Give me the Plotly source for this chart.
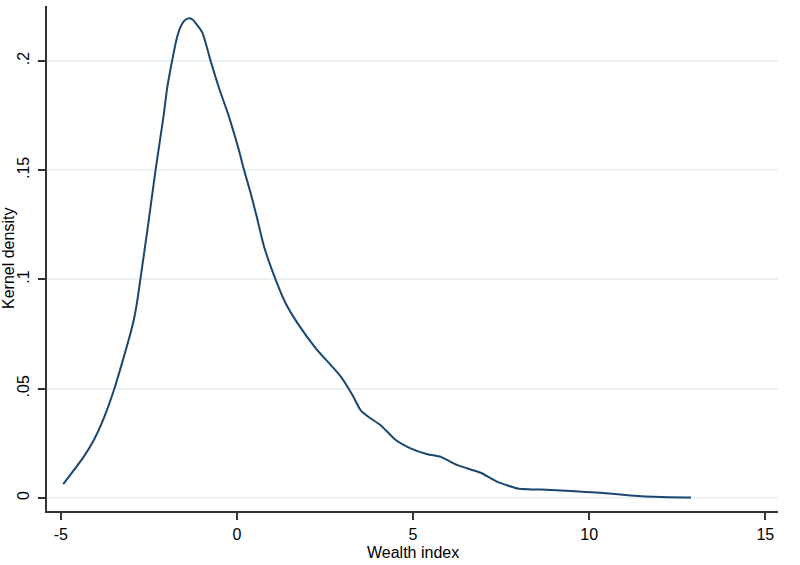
import plotly.graph_objects as go

# Kernel density estimate
wealth_index = [-4.93, -4.35, -4.06, -3.78, -3.49, -3.26, -3.02, -2.92, -2.83,
                -2.74, -2.52, -2.31, -2.08, -1.98, -1.84, -1.69, -1.55, -1.45,
                -1.36, -1.26, -1.17, -0.98, -0.75, -0.51, -0.23, 0.06, 0.20,
                0.39, 0.56, 0.77, 1.10, 1.38, 1.72, 2.24, 2.66, 2.95, 3.28,
                3.51, 3.75, 4.08, 4.51, 4.93, 5.41, 5.79, 6.26, 6.92, 7.40,
                7.97, 8.34, 8.63, 9.48, 10.33, 11.18, 12.04, 12.89]
density = [0.0063, 0.0188, 0.0265, 0.0364, 0.0494, 0.0617, 0.0754, 0.0820,
           0.0900, 0.1000, 0.1250, 0.1500, 0.1750, 0.1875, 0.2000, 0.2115,
           0.2172, 0.2190, 0.2196, 0.2190, 0.2174, 0.2130, 0.2003, 0.1878,
           0.1748, 0.1590, 0.1503, 0.1396, 0.1289, 0.1151, 0.0999, 0.0892,
           0.0800, 0.0685, 0.0609, 0.0555, 0.0471, 0.0402, 0.0369, 0.0333,
           0.0265, 0.0227, 0.0200, 0.0188, 0.0150, 0.0115, 0.0073, 0.0043,
           0.0039, 0.0038, 0.0031, 0.0023, 0.0011, 0.0004, 0.0002]

x_ticks = [-5, 0, 5, 10, 15]
x_labels = ["-5", "0", "5", "10", "15"]
y_ticks = [0, 0.05, 0.1, 0.15, 0.2]
y_labels = ["0", ".05", ".1", ".15", ".2"]

fig = go.Figure()

fig.add_trace(go.Scatter(
    x=wealth_index,
    y=density,
    mode='lines',
    line=dict(color='#1a476f', width=2, shape='spline', smoothing=0.6),
    showlegend=False
))

axis_font = dict(family="Liberation Sans, Arial, sans-serif", size=16, color="#000000")

fig.update_layout(
    width=800,
    height=565,
    paper_bgcolor='white',
    plot_bgcolor='white',
    margin=dict(l=47, r=22, t=6, b=54),
    font=axis_font,
    xaxis=dict(
        range=[-5.39, 15.36],
        tickvals=x_ticks,
        ticktext=x_labels,
        ticks='outside', ticklen=7, tickwidth=1.5, tickcolor='#333333',
        ticklabelstandoff=1,
        showline=True, linecolor='#333333', linewidth=1.5,
        showgrid=False, zeroline=False,
        automargin=False,
        tickfont=axis_font,
    ),
    yaxis=dict(
        range=[-0.006, 0.2252],
        tickvals=y_ticks,
        ticktext=y_labels,
        tickangle=-90,
        ticks='outside', ticklen=7, tickwidth=1.5, tickcolor='#333333',
        ticklabelstandoff=3,
        showline=True, linecolor='#333333', linewidth=1.5,
        showgrid=True, gridcolor='#eaf2f3', gridwidth=1.5,
        zeroline=False,
        automargin=False,
        tickfont=axis_font,
    ),
)

# Axis titles placed by hand so the margins stay fixed
fig.add_annotation(
    text="Wealth index", xref="paper", yref="paper",
    x=0.5, y=0, xanchor='center', yanchor='top', yshift=-31,
    showarrow=False, font=axis_font
)
fig.add_annotation(
    text="Kernel density", xref="paper", yref="paper",
    x=0, y=0.5, xanchor='right', yanchor='middle', xshift=-28,
    textangle=-90, showarrow=False, font=axis_font
)

# drop the default body margin so the figure sits at the page corner
fig.write_html("out.html", config={'displayModeBar': False},
               post_script="document.body.style.margin='0';")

== == ==

◆ **What you will do**:
Transcribe the listing above verbatim. Omit the pictures.

◆ **Exercise result**:
Give me the Plotly source for this chart.
import plotly.graph_objects as go

# Kernel density estimate
wealth_index = [-4.93, -4.35, -4.06, -3.78, -3.49, -3.26, -3.02, -2.92, -2.83,
                -2.74, -2.52, -2.31, -2.08, -1.98, -1.84, -1.69, -1.55, -1.45,
                -1.36, -1.26, -1.17, -0.98, -0.75, -0.51, -0.23, 0.06, 0.20,
                0.39, 0.56, 0.77, 1.10, 1.38, 1.72, 2.24, 2.66, 2.95, 3.28,
                3.51, 3.75, 4.08, 4.51, 4.93, 5.41, 5.79, 6.26, 6.92, 7.40,
                7.97, 8.34, 8.63, 9.48, 10.33, 11.18, 12.04, 12.89]
density = [0.0063, 0.0188, 0.0265, 0.0364, 0.0494, 0.0617, 0.0754, 0.0820,
           0.0900, 0.1000, 0.1250, 0.1500, 0.1750, 0.1875, 0.2000, 0.2115,
           0.2172, 0.2190, 0.2196, 0.2190, 0.2174, 0.2130, 0.2003, 0.1878,
           0.1748, 0.1590, 0.1503, 0.1396, 0.1289, 0.1151, 0.0999, 0.0892,
           0.0800, 0.0685, 0.0609, 0.0555, 0.0471, 0.0402, 0.0369, 0.0333,
           0.0265, 0.0227, 0.0200, 0.0188, 0.0150, 0.0115, 0.0073, 0.0043,
           0.0039, 0.0038, 0.0031, 0.0023, 0.0011, 0.0004, 0.0002]

x_ticks = [-5, 0, 5, 10, 15]
x_labels = ["-5", "0", "5", "10", "15"]
y_ticks = [0, 0.05, 0.1, 0.15, 0.2]
y_labels = ["0", ".05", ".1", ".15", ".2"]

fig = go.Figure()

fig.add_trace(go.Scatter(
    x=wealth_index,
    y=density,
    mode='lines',
    line=dict(color='#1a476f', width=2, shape='spline', smoothing=0.6),
    showlegend=False
))

axis_font = dict(family="Liberation Sans, Arial, sans-serif", size=16, color="#000000")

fig.update_layout(
    width=800,
    height=565,
    paper_bgcolor='white',
    plot_bgcolor='white',
    margin=dict(l=47, r=22, t=6, b=54),
    font=axis_font,
    xaxis=dict(
        range=[-5.39, 15.36],
        tickvals=x_ticks,
        ticktext=x_labels,
        ticks='outside', ticklen=7, tickwidth=1.5, tickcolor='#333333',
        ticklabelstandoff=1,
        showline=True, linecolor='#333333', linewidth=1.5,
        showgrid=False, zeroline=False,
        automargin=False,
        tickfont=axis_font,
    ),
    yaxis=dict(
        range=[-0.006, 0.2252],
        tickvals=y_ticks,
        ticktext=y_labels,
        tickangle=-90,
        ticks='outside', ticklen=7, tickwidth=1.5, tickcolor='#333333',
        ticklabelstandoff=3,
        showline=True, linecolor='#333333', linewidth=1.5,
        showgrid=True, gridcolor='#eaf2f3', gridwidth=1.5,
        zeroline=False,
        automargin=False,
        tickfont=axis_font,
    ),
)

# Axis titles placed by hand so the margins stay fixed
fig.add_annotation(
    text="Wealth index", xref="paper", yref="paper",
    x=0.5, y=0, xanchor='center', yanchor='top', yshift=-31,
    showarrow=False, font=axis_font
)
fig.add_annotation(
    text="Kernel density", xref="paper", yref="paper",
    x=0, y=0.5, xanchor='right', yanchor='middle', xshift=-28,
    textangle=-90, showarrow=False, font=axis_font
)

# drop the default body margin so the figure sits at the page corner
fig.write_html("out.html", config={'displayModeBar': False},
               post_script="document.body.style.margin='0';")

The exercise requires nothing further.